"""
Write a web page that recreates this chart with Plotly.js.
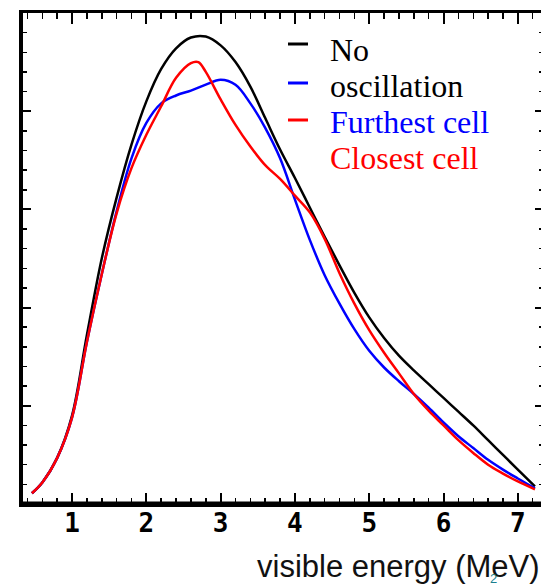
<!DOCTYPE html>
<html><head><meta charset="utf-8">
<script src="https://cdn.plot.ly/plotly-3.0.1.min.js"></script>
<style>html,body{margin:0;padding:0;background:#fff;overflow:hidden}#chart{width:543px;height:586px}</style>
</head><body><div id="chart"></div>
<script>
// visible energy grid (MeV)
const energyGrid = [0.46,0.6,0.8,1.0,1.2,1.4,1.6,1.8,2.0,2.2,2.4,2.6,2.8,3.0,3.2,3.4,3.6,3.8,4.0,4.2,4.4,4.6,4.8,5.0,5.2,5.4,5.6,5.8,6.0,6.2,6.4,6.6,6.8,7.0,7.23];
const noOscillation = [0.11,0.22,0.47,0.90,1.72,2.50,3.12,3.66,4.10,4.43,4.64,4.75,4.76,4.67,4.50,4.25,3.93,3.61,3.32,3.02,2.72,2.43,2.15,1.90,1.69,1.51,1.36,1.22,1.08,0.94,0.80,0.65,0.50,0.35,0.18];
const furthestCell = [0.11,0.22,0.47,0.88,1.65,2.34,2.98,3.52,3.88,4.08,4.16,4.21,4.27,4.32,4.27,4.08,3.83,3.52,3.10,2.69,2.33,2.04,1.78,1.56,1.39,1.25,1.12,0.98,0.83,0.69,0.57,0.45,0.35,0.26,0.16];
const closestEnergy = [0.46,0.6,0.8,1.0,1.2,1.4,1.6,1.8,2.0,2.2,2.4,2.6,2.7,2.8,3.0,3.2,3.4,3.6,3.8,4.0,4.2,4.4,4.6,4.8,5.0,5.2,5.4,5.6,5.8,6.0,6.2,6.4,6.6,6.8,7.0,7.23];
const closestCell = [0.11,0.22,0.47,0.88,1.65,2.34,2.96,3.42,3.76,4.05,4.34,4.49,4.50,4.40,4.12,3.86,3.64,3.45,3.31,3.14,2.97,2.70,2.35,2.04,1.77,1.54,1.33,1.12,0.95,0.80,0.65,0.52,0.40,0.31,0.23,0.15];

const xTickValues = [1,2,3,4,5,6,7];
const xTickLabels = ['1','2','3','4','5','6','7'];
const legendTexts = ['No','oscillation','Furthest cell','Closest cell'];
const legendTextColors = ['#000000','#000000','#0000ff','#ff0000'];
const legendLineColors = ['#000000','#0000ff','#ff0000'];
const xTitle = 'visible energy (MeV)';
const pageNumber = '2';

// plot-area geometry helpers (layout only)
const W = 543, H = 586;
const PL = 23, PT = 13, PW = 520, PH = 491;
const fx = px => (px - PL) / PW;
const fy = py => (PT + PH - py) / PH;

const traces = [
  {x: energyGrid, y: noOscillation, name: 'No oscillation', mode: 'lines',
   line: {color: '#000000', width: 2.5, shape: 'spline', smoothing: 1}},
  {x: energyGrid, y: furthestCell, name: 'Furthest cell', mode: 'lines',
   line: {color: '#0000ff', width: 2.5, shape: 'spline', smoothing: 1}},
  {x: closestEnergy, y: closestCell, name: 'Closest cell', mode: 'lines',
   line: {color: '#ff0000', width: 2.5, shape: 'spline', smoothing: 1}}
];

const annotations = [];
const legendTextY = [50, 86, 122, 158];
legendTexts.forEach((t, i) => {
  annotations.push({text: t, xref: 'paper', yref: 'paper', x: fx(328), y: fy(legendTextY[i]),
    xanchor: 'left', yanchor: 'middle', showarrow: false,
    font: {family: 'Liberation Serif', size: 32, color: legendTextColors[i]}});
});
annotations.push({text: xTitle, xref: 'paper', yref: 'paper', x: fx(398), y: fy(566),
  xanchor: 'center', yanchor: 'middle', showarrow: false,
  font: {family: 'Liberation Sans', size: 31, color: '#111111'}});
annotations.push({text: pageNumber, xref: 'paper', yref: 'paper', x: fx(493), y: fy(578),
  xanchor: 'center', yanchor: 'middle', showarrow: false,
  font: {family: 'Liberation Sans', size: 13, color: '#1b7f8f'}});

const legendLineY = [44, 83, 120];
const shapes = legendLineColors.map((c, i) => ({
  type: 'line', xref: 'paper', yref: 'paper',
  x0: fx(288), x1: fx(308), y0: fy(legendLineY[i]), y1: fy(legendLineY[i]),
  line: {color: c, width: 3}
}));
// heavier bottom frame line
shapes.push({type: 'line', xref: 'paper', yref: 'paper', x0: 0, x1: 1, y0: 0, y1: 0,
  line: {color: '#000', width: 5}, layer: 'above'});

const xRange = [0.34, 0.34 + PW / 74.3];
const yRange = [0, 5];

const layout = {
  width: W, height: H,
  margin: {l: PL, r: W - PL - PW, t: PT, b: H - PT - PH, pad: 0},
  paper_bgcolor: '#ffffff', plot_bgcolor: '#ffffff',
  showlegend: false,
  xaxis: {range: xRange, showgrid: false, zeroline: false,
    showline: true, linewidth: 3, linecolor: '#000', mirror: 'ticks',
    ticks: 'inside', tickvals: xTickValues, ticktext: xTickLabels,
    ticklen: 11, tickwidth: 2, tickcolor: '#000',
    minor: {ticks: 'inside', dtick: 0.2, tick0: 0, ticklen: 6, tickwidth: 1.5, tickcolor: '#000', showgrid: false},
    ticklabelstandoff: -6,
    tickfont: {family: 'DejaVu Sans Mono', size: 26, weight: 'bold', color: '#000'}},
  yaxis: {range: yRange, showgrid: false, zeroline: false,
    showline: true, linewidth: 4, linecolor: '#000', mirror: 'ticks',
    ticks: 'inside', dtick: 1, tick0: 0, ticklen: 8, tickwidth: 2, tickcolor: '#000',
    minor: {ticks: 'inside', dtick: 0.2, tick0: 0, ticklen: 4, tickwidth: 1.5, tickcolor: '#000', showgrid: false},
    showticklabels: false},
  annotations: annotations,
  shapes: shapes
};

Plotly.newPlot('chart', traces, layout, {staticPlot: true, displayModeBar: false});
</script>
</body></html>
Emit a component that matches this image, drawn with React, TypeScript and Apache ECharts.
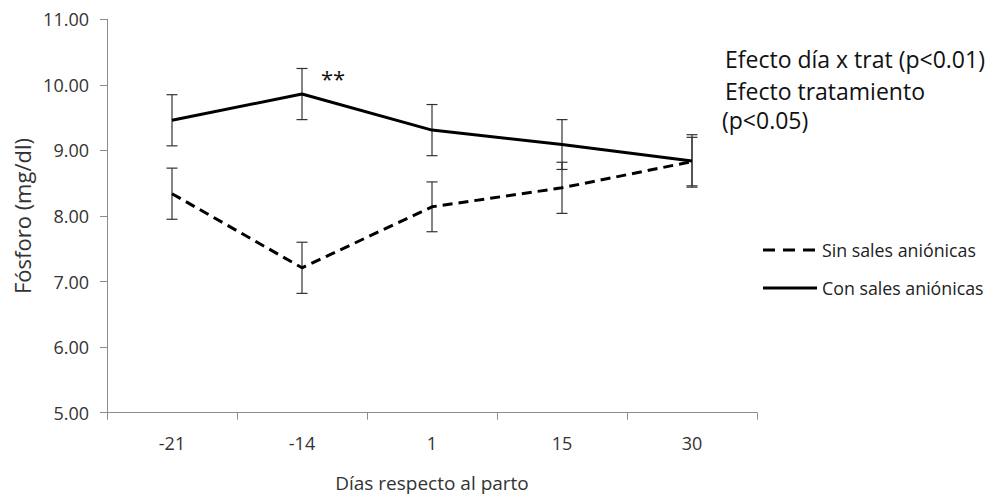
"""
WHAT YOU HAVE TO DO. From the listing above, pick out every line containing "this".

EXERCISE RESULT.
Write a web page that recreates this chart with Plotly.js.
Emit a component that matches this image, drawn with React, TypeScript and Apache ECharts.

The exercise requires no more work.